My favorite movie used to be Breakfast at Tiffany's and I used to spend a lot of time worrying about what other people thought of me. Accommodating. Shrinking. Twenty-three with two degrees and as good a sense of self as a twenty-three year old can have, I'm done apologizing for my way of being in the world. A recent graduate of Cornell and Penn, I feel a bit bamboozled by what this time in my life is supposed to be about. Unprepared. Excited. Confused. Challenged. Ultimately, I want to be doing the "right" things and making the "right" decisions, but who the hell knows what that even is?
So much of who I am is changing what feels like everyday. I don't have a favorite movie anymore, but my favorite song is still 'Take You Out Tonight' by Luther Vandross. I wonder if I should pursue a career in writing or media even though politics and travel have always been my first loves. I get a rush from roaming every corner of the earth, yet deeply miss my family and friends when I'm gone (not enough to be permanently around though). I make dumb decisions in love, knowing better but not always putting that knowledge into action.
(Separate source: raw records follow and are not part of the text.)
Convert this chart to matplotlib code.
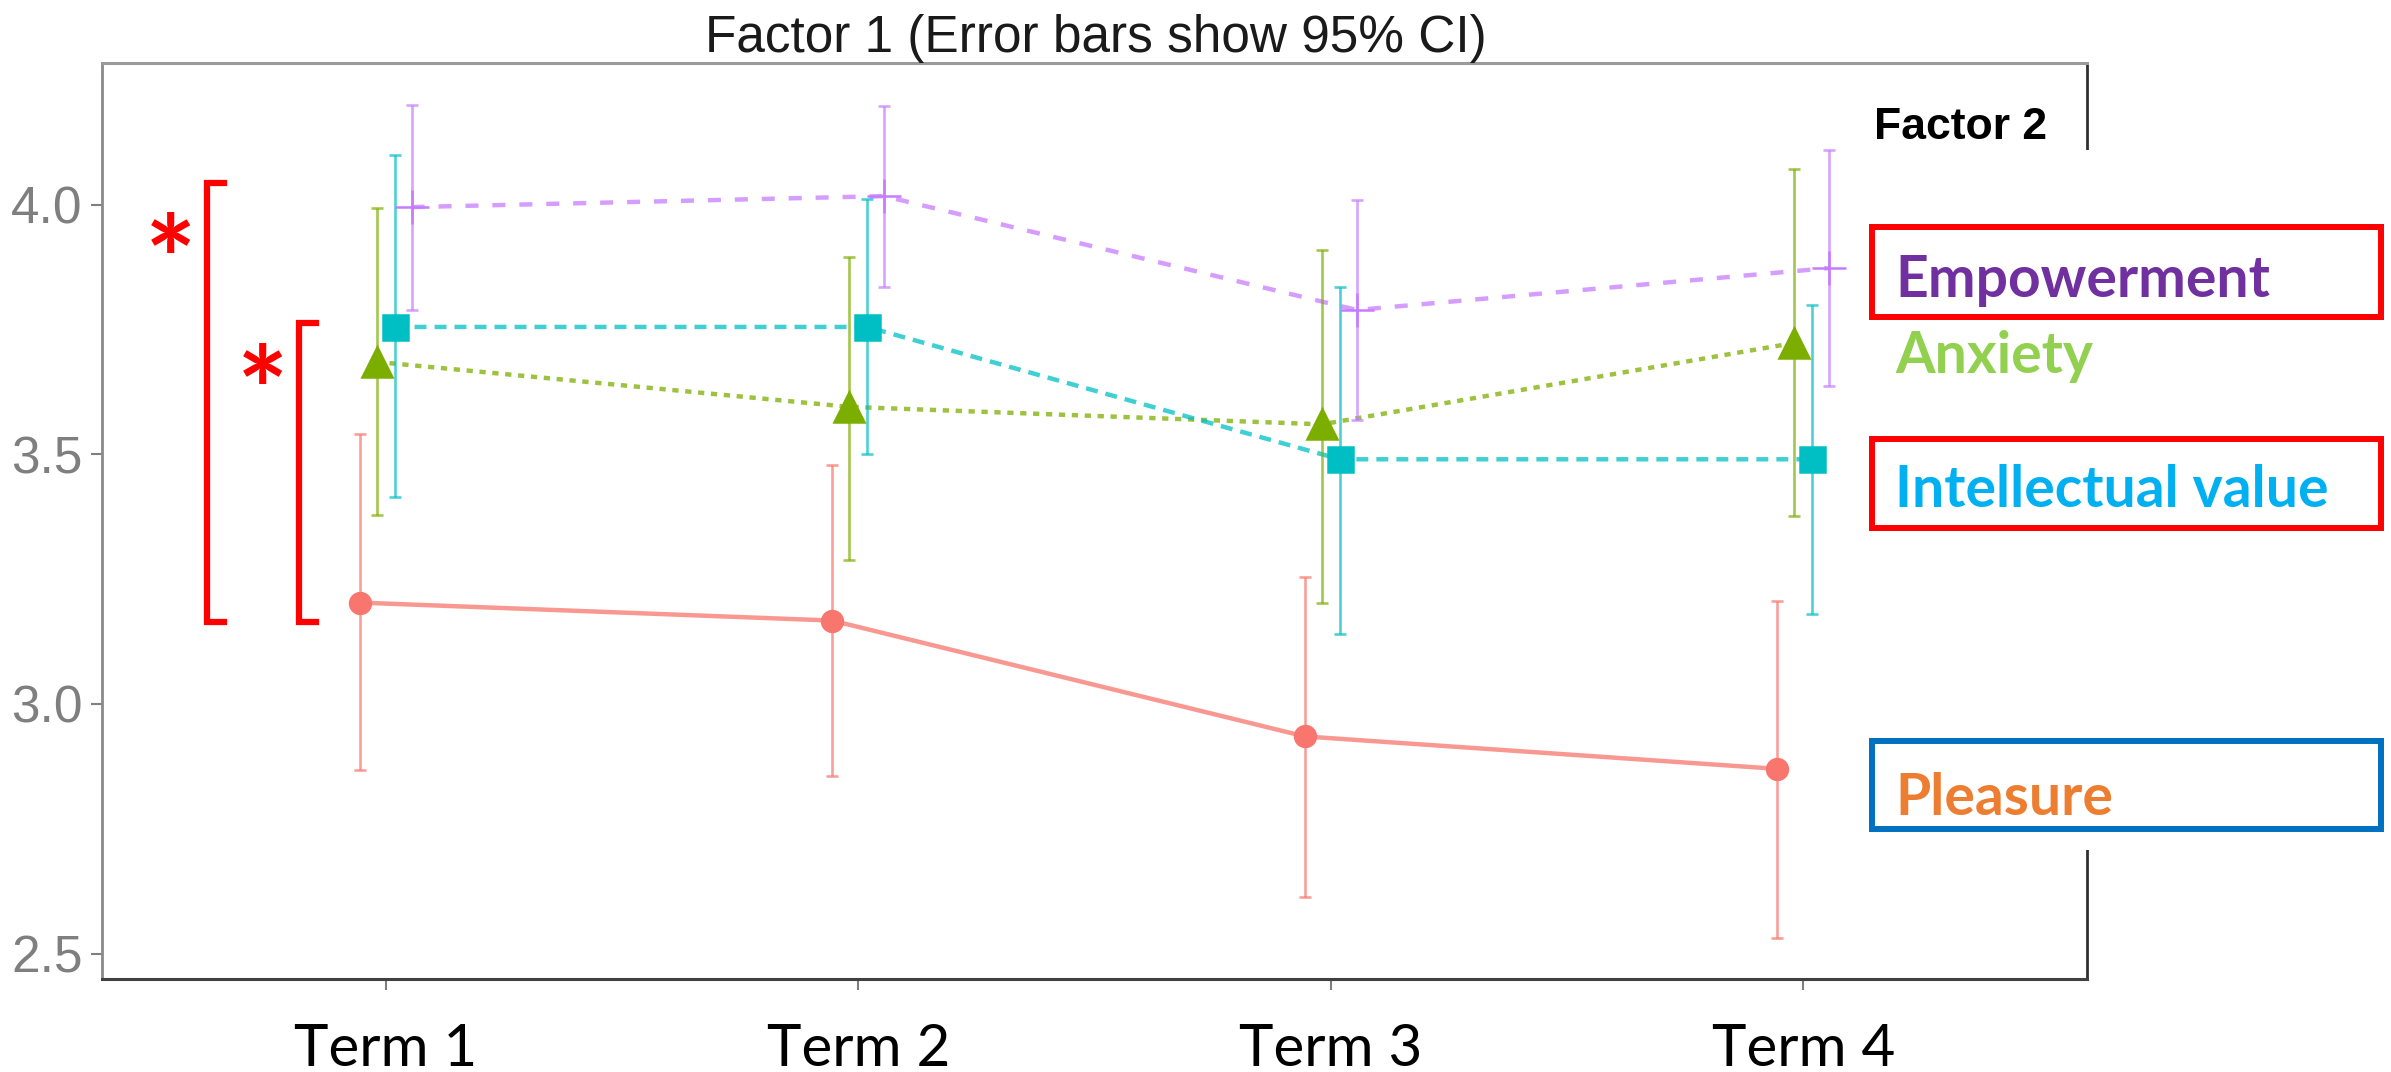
import matplotlib.pyplot as plt
from matplotlib.patches import Rectangle
from matplotlib.lines import Line2D
import numpy as np

plt.rcParams['lines.scale_dashes'] = False

terms = ["Term 1", "Term 2", "Term 3", "Term 4"]
y_ticks = [2.5, 3.0, 3.5, 4.0]

# means and 95% CI bounds
pleasure_mean = [3.203, 3.167, 2.935, 2.870]
pleasure_lo = [2.868, 2.855, 2.614, 2.532]
pleasure_hi = [3.540, 3.478, 3.255, 3.207]

anxiety_mean = [3.685, 3.595, 3.560, 3.723]
anxiety_lo = [3.378, 3.289, 3.203, 3.376]
anxiety_hi = [3.993, 3.896, 3.910, 4.072]

intellectual_mean = [3.755, 3.755, 3.490, 3.490]
intellectual_lo = [3.414, 3.500, 3.141, 3.180]
intellectual_hi = [4.099, 4.012, 3.836, 3.798]

empowerment_mean = [3.995, 4.017, 3.789, 3.873]
empowerment_lo = [3.789, 3.836, 3.569, 3.636]
empowerment_hi = [4.200, 4.197, 4.010, 4.110]

W, H = 2391, 1072
NARROW = ['Liberation Sans Narrow', 'Liberation Sans', 'DejaVu Sans']
LATO = ['Lato', 'DejaVu Sans']


def px(x, y):
    return x / W, 1 - y / H


fig = plt.figure(figsize=(W / 100, H / 100), dpi=100)
ax = fig.add_axes([102 / W, 1 - 978.6 / H, (2087 - 102) / W, (978.6 - 63.3) / H])

styles = [
    # mean, lo, hi, dodge, colour, marker, size, linestyle
    (pleasure_mean, pleasure_lo, pleasure_hi, -0.055, '#F8766D', 'o', 15, '-'),
    (anxiety_mean, anxiety_lo, anxiety_hi, -0.019, '#7CAE00', '^', 21, (0, (4.5, 4.8))),
    (intellectual_mean, intellectual_lo, intellectual_hi, 0.019, '#00BFC4', 's', 18, (0, (8.6, 5.8))),
    (empowerment_mean, empowerment_lo, empowerment_hi, 0.055, '#C77CFF', '+', 24, (0, (9.4, 10))),
]

base_x = np.arange(1, len(terms) + 1)
for mean, lo, hi, dodge, col, marker, ms, ls in styles:
    mean = np.array(mean)
    x = base_x + dodge
    ax.plot(x, mean, color=col, lw=3.2, ls=ls, alpha=0.75, zorder=2,
            solid_capstyle='butt', dash_capstyle='butt')
    ax.errorbar(x, mean, yerr=[mean - np.array(lo), np.array(hi) - mean], fmt='none',
                ecolor=col, elinewidth=1.9, capsize=4.5, capthick=1.9, alpha=0.7, zorder=3)
    ax.plot(x, mean, ls='none', marker=marker, ms=ms, color=col, mew=1.8, zorder=4)

ax.set_xlim(0.4, 4.6)
ax.set_ylim(2.45, 4.283)
ax.set_xticks(base_x)
ax.set_xticklabels(terms, fontsize=42, family=LATO, color='black')
ax.set_yticks(y_ticks)
ax.set_yticklabels([f"{v:.1f}" for v in y_ticks], fontsize=37, family=NARROW, color='#7f7f7f')
ax.tick_params(axis='x', length=8, width=1.5, color='#7f7f7f', pad=24)
ax.tick_params(axis='y', length=8, width=1.5, color='#7f7f7f', pad=6)

ax.spines['top'].set_color('#9a9a9a')
ax.spines['top'].set_linewidth(2.2)
ax.spines['left'].set_color('#8a8a8a')
ax.spines['left'].set_linewidth(2)
ax.spines['bottom'].set_color('#404040')
ax.spines['bottom'].set_linewidth(2.2)
ax.spines['right'].set_color('#303030')
ax.spines['right'].set_linewidth(2)

fig.text(*px(1096, 52), "Factor 1 (Error bars show 95% CI)", ha='center', va='baseline',
         fontsize=37, family=NARROW, color='#1a1a1a')
fig.text(*px(2047, 139), "Factor 2", ha='right', va='baseline',
         fontsize=32, family=NARROW, weight='bold', color='black')

# white panel pasted over the right edge, holding the hand-made legend
x0, y0 = px(1852, 850)
fig.add_artist(Rectangle((x0, y0), 1 - x0, 700 / H, transform=fig.transFigure,
                         facecolor='white', edgecolor='none', zorder=5))

legend_items = [
    ("Empowerment", '#7030A0', 297, '#FF0000', (227, 317)),
    ("Anxiety", '#92D050', 373, None, None),
    ("Intellectual value", '#00B0F0', 507, '#FF0000', (439, 528)),
    ("Pleasure", '#ED7D31', 815, '#0070C0', (741, 829)),
]
for label, tcol, base, bcol, box in legend_items:
    fig.text(*px(1895, base), label, ha='left', va='baseline', fontsize=41,
             family=LATO, weight='bold', color=tcol, zorder=7)
    if bcol:
        bx, by = px(1872, box[1])
        fig.add_artist(Rectangle((bx, by), (2381 - 1872) / W, (box[1] - box[0]) / H,
                                 transform=fig.transFigure, facecolor='none',
                                 edgecolor=bcol, lw=4.3, zorder=6))

# significance brackets and stars
for (xv, xs, ytop, ybot) in [(207, 224, 183, 622), (299, 316, 323, 622)]:
    pts = [px(xs, ytop), px(xv, ytop), px(xv, ybot), px(xs, ybot)]
    fig.add_artist(Line2D([p[0] for p in pts], [p[1] for p in pts], transform=fig.transFigure,
                          color='#FF0000', lw=4.5, solid_joinstyle='miter', zorder=6))
for sx, sy in [(171, 235), (263, 366)]:
    fig.text(*px(sx, sy + 69), "*", ha='center', va='baseline', fontsize=87,
             family=LATO, weight='bold', color='#FF0000', zorder=7)

fig.savefig("out.png", dpi=100, facecolor='white')
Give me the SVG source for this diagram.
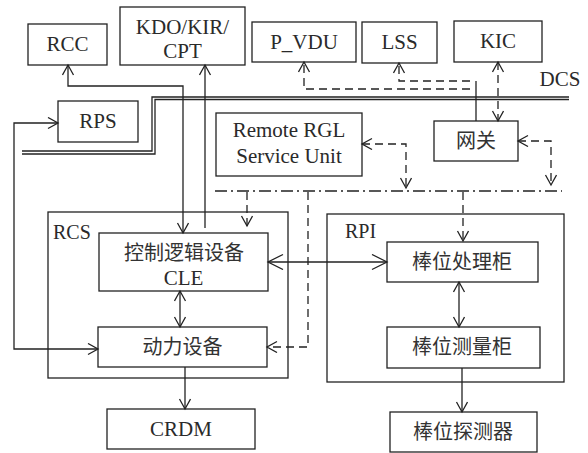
<svg xmlns="http://www.w3.org/2000/svg" width="588" height="453" viewBox="0 0 588 453">
<style>
.box{fill:#fff;stroke:#222;stroke-width:1.3}
.grp{fill:none;stroke:#222;stroke-width:1.3}
.t{font-family:'Liberation Serif','Times New Roman','DejaVu Serif',serif;font-size:21px;fill:#2a2a2a;text-anchor:middle}
.cn{font-family:'Noto Sans CJK SC','Liberation Serif',sans-serif;font-size:20px;fill:#333;text-anchor:middle}
.l{fill:none;stroke:#222;stroke-width:1.3}
.d{fill:none;stroke:#222;stroke-width:1.3;stroke-dasharray:8,5}
.dd{fill:none;stroke:#222;stroke-width:1.3;stroke-dasharray:12,4,2,4}
</style>
<defs>
<marker id="a" markerUnits="userSpaceOnUse" markerWidth="14" markerHeight="14" refX="11" refY="6" orient="auto-start-reverse"><path d="M1,0.5 L11,6 L1,11.5" fill="none" stroke="#222" stroke-width="1.3"/></marker>
<marker id="b" markerUnits="userSpaceOnUse" markerWidth="20" markerHeight="20" refX="16" refY="8" orient="auto-start-reverse"><path d="M1,0.5 L16,8 L1,15.5" fill="none" stroke="#222" stroke-width="1.3"/></marker>
</defs>

<g id="RCS-group"><rect class="grp" x="48" y="212" width="240" height="166"/><text class="t" x="53" y="239" text-anchor="start" style="text-anchor:start;font-size:20px">RCS</text></g>
<g id="RPI-group"><rect class="grp" x="327" y="214" width="237" height="168"/><text class="t" x="345" y="238" style="text-anchor:start;font-size:20px">RPI</text></g>

<g id="RCC"><rect class="box" x="28" y="24" width="79" height="41"/><text class="t" x="67.5" y="51">RCC</text></g>
<g id="KDO"><rect class="box" x="120" y="7" width="125" height="58"/><text class="t" x="182.5" y="34">KDO/KIR/</text><text class="t" x="182.5" y="58">CPT</text></g>
<g id="P_VDU"><rect class="box" x="252" y="22" width="104" height="40"/><text class="t" x="304" y="49">P_VDU</text></g>
<g id="LSS"><rect class="box" x="362" y="22" width="75" height="41"/><text class="t" x="399.5" y="49">LSS</text></g>
<g id="KIC"><rect class="box" x="454" y="21" width="88" height="41"/><text class="t" x="498" y="48">KIC</text></g>
<g id="DCS-label"><text class="t" x="560" y="86">DCS</text></g>
<g id="RPS"><rect class="box" x="58" y="101" width="80" height="41"/><text class="t" x="98" y="128">RPS</text></g>
<g id="RGL"><rect class="box" x="216" y="113" width="146" height="63"/><text class="t" x="289" y="137">Remote RGL</text><text class="t" x="289" y="163">Service Unit</text></g>
<g id="gateway"><rect class="box" x="434" y="121" width="84" height="40"/><text class="cn" x="476" y="148">网关</text></g>
<g id="CLE"><rect class="box" x="99" y="233" width="169" height="58"/><text class="cn" x="184" y="260">控制逻辑设备</text><text class="t" x="183.5" y="285">CLE</text></g>
<g id="power"><rect class="box" x="98" y="327" width="169" height="40"/><text class="cn" x="182.5" y="354">动力设备</text></g>
<g id="CRDM"><rect class="box" x="107" y="409" width="148" height="40"/><text class="t" x="181" y="436">CRDM</text></g>
<g id="proc"><rect class="box" x="387" y="242" width="151" height="40"/><text class="cn" x="462" y="269">棒位处理柜</text></g>
<g id="meas"><rect class="box" x="387" y="327" width="153" height="41"/><text class="cn" x="462" y="354">棒位测量柜</text></g>
<g id="det"><rect class="box" x="390" y="412" width="147" height="40"/><text class="cn" x="463" y="439">棒位探测器</text></g>

<g id="connectors">
<path class="l" d="M569,97 L152,97 L152,151 L22,151"/>
<path class="l" d="M569,99.5 L155,99.5 L155,154 L22,154"/>
<path class="l" d="M183,233 L183,86 L68,86 L68,65" marker-start="url(#a)" marker-end="url(#a)"/>
<path class="l" d="M205,228 L205,65" marker-end="url(#a)"/>
<path class="l" d="M98,349 L14,349 L14,123 L58,123" marker-start="url(#a)" marker-end="url(#a)"/>
<path class="d" d="M470,89 L304,89 L304,62" marker-end="url(#a)"/>
<path class="d" d="M470,81 L399,81 L399,63" marker-end="url(#a)"/>
<path class="l" d="M476,81 L476,121"/>
<path class="d" d="M498,62 L498,121" marker-start="url(#a)" marker-end="url(#a)"/>
<path class="d" d="M362,144 L406,144 L406,188" marker-start="url(#a)" marker-end="url(#a)"/>
<path class="d" d="M518,141 L551,141 L551,185" marker-start="url(#a)" marker-end="url(#a)"/>
<path class="dd" d="M215,191 L562,191"/>
<path class="d" d="M247,192 L247,226" marker-end="url(#a)"/>
<path class="d" d="M308,192 L308,347 L267,347" marker-end="url(#a)"/>
<path class="d" d="M463,192 L463,241" marker-end="url(#a)"/>
<path class="l" d="M268,262 L387,262" marker-start="url(#b)" marker-end="url(#b)"/>
<path class="l" d="M180,291 L180,327" marker-start="url(#a)" marker-end="url(#a)"/>
<path class="l" d="M185,367 L185,409" marker-end="url(#a)"/>
<path class="l" d="M459,282 L459,327" marker-start="url(#a)" marker-end="url(#a)"/>
<path class="l" d="M462,368 L462,412" marker-end="url(#a)"/>
</g>
</svg>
And ultimately, that's what The Reign XY is all about. It's a space for vibrant, sassy, quiet, smart, funny, and whatever else they want to be womxn to come and get a perspective on an issue that maybe does or doesn't align with their own, but still feels really good to be talked about.
I don't have the answers and neither does my team, but we're all really grateful to you for stopping by.
We hope you feel compelled to engage and see yourself represented here.